Matthew Sigel, head of digital assets research at VanEck, described the filing as selective but significant.
“We’ve been very selective with our single-token ETF filings this year, but today’s S-1 for the VanEck JitoSOL ETF matters. If listed, it would represent a new piece of market infrastructure that bridges DeFi innovation with TradFi accessibility.”
Jito’s preparation included a March 2025 securities classification report explaining why JitoSOL operates as a decentralized infrastructure rather than a security.
The announcement noted that the JitoSOL structure offers key advantages for institutional investors. Liquid staking tokens eliminate unbonding delays, allowing daily ETF creation and redemption while maintaining staking reward accrual.
The approach provides regulatory clarity through standard ETF accounting methods, giving investors access to staked Solana yields without operational complications.

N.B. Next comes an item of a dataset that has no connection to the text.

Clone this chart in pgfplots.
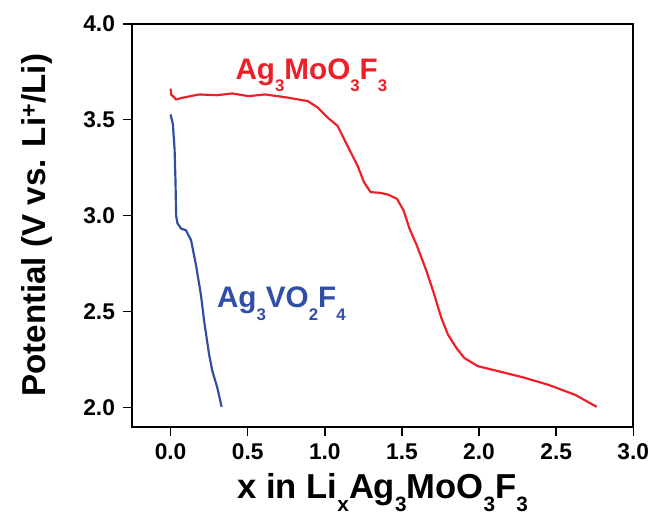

Staking yields can offset or exceed expense ratios on networks like Solana, potentially improving long-term returns. The structure supports network security by decentralizing stake across validators, meaning investors contribute to blockchain health.
The S-1 filing initiates a review process before potential market listing, positioning Jito to advance institutional crypto adoption through regulated on-chain finance products.